I am so ghettofab that my power got cut off last week. Yeah, I made it through just fine, paid The Man the next day and got it cut back on. But now I'm broke FOR REAL and for like another month. So, I have compiled a list of things I've done so far or will be doing over the course of the next month in response to the fact that I'm fucking broke.

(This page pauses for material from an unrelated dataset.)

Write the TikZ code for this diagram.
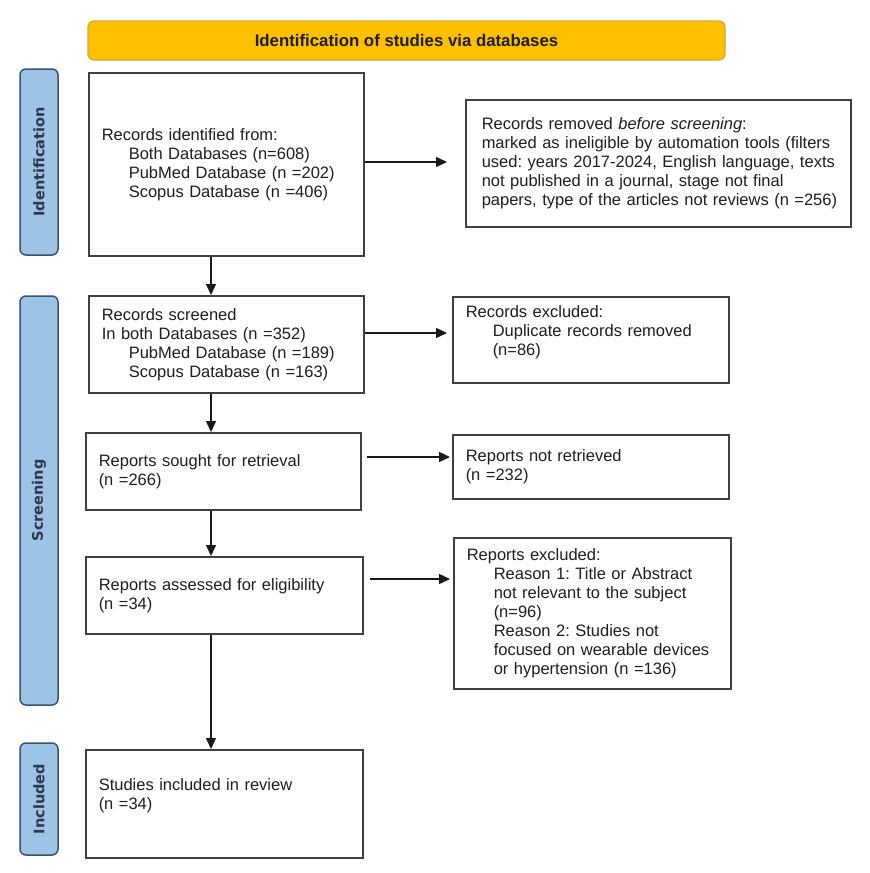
\documentclass[tikz,border=0pt]{standalone}
\usepackage{fontspec}
\setmainfont{Liberation Sans}
\newfontfamily\sidefont{DejaVu Sans}
\usetikzlibrary{arrows.meta}
\definecolor{gold}{HTML}{FFC000}
\definecolor{goldedge}{HTML}{D4A72C}
\definecolor{sideblue}{HTML}{9DC3E6}
\definecolor{sideedge}{HTML}{3A536B}
\definecolor{sidetext}{HTML}{2B3A4A}
\definecolor{txt}{HTML}{1E1E1E}
\frenchspacing
\hbadness=10000 \hfuzz=50pt
\begin{document}
\begin{tikzpicture}[x=1pt,y=-1pt,
  box/.style={draw=black!75, line width=1.5pt, anchor=north west, align=left,
    font=\fontsize{16.5}{19}\selectfont, text=txt, inner xsep=13pt, inner ysep=0pt},
  side/.style={draw=sideedge, fill=sideblue, line width=1.5pt, rounded corners=6pt,
    rotate=90, minimum height=38pt, inner sep=0pt, text=sidetext,
    font=\sidefont\bfseries\fontsize{14.5}{16}\selectfont},
  arr/.style={draw=black!90, line width=1.4pt, -{Triangle[length=11pt,width=10pt]}}]
\useasboundingbox (0,0) rectangle (870,873);
% banner
\node[draw=goldedge, fill=gold, line width=1.2pt, rounded corners=6pt,
  minimum width=637pt, minimum height=39pt, inner sep=0pt,
  font=\bfseries\fontsize{16.8}{18}\selectfont, text=txt] (banner) at (406.5,40.5)
  {Identification of studies via databases};
% side bars
\node[side, minimum width=186pt] (sid) at (39,162) {Identification};
\node[side, minimum width=409pt] (sscr) at (39,500.5) {Screening};
\node[side, minimum width=112pt] (sinc) at (39,799) {Included};
% boxes
\newcommand{\ii}{\hspace*{27pt}}
\newcommand{\nbl}[1]{\mbox{#1}}
\node[box, minimum width=275pt, minimum height=183pt, text width=249pt] (b1) at (88,72)
  {Records identified from:\\ \ii Both Databases (n=608)\\ \ii PubMed Database (n =202)\\ \ii Scopus Database (n =406)};
\node[box, inner xsep=16pt, minimum width=385pt, minimum height=127pt, text width=353pt] (r1) at (465,99)
  {\nbl{Records removed \textit{before screening}:}\\ \nbl{marked as ineligible by automation tools (filters}\\ \nbl{used: years 2017-2024, English language, texts}\\ \nbl{not published in a journal, stage not final}\\ \nbl{papers, type of the articles not reviews (n =256)}};
\node[box, minimum width=275pt, minimum height=97pt, text width=249pt] (b2) at (88,295)
  {Records screened\\ In both Databases (n =352)\\ \ii PubMed Database (n =189)\\ \ii Scopus Database (n =163)};
\node[box, minimum width=276pt, minimum height=86pt, text width=250pt] (r2) at (452,296)
  {Records excluded:\\ \ii Duplicate records removed\\ \ii (n=86)\\ ~};
\node[box, minimum width=275pt, minimum height=77pt, text width=249pt] (b3) at (85,432)
  {Reports sought for retrieval\\ (n =266)};
\node[box, minimum width=276pt, minimum height=64pt, text width=250pt] (r3) at (452,434)
  {Reports not retrieved\\ (n =232)};
\node[box, minimum width=277pt, minimum height=77pt, text width=251pt] (b4) at (85,556)
  {Reports assessed for eligibility\\ (n =34)};
\node[box, minimum width=277pt, minimum height=151pt, text width=251pt] (r4) at (453,537)
  {Reports excluded:\\ \ii Reason 1: Title or Abstract\\ \ii not relevant to the subject\\ \ii (n=96)\\ \ii Reason 2: Studies not\\ \ii focused on wearable devices\\ \ii or hypertension (n =136)};
\node[box, minimum width=277pt, minimum height=108pt, text width=251pt] (b5) at (85,749)
  {Studies included in review\\ (n =34)\\ ~};
% arrow guide coordinates
\coordinate (ax) at (211,0);
\coordinate (ay1) at (0,162);
\coordinate (ay2) at (0,333);
\coordinate (ay3) at (0,457);
\coordinate (ay4) at (0,579);
% vertical arrows
\draw[arr] (b1.south -| ax) -- (b2.north -| ax);
\draw[arr] (b2.south -| ax) -- (b3.north -| ax);
\draw[arr] (b3.south -| ax) -- (b4.north -| ax);
\draw[arr] (b4.south -| ax) -- (b5.north -| ax);
% horizontal arrows
\draw[arr, shorten >=18pt] (b1.east |- ay1) -- (r1.west |- ay1);
\draw[arr, shorten >=5pt] (b2.east |- ay2) -- (r2.west |- ay2);
\draw[arr, shorten <=5pt, shorten >=2pt] (b3.east |- ay3) -- (r3.west |- ay3);
\draw[arr, shorten <=6pt, shorten >=3pt] (b4.east |- ay4) -- (r4.west |- ay4);
\end{tikzpicture}
\end{document}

Lady Chavez's Guide to Scrapin' By

1) Eat ketchup sandwiches
2) Play chess (but cut the heads off your old barbies and attach to the playing pieces...oh, and make the token black barbie queen for a day)
3) Go diving at a dumpster near you
4) Dress your cat up like Al Pacino in Carlito's Way and film him gesturing, "You think you like me? You not like a punk!"
5) Listen to your old mix tapes your ex made you or ones you made for him but you broke up before you gave it to him (you know the clear one with the yellow label)
6) Take some speed and renact the scene from Saved by the Bell when Jesse takes all those uppers and sings, "I'm so excited, I'm so excited, I'm soooooo scaaaaaaared" (sob)
7) Play Girl Talk if you still have all the pimple stickers
8) Send an evitation to your friends for "Party at My Place. BYOB and some for me!"
9) Spread glue on your hand and peel it off over and over
10) Put on Barry Manilow and make out with someone named Mandy

1 comment:

El Keter said...

My gas is off as I type this. I made awesome chicken wraps on the Foreman yesterday though. Gas company be damned!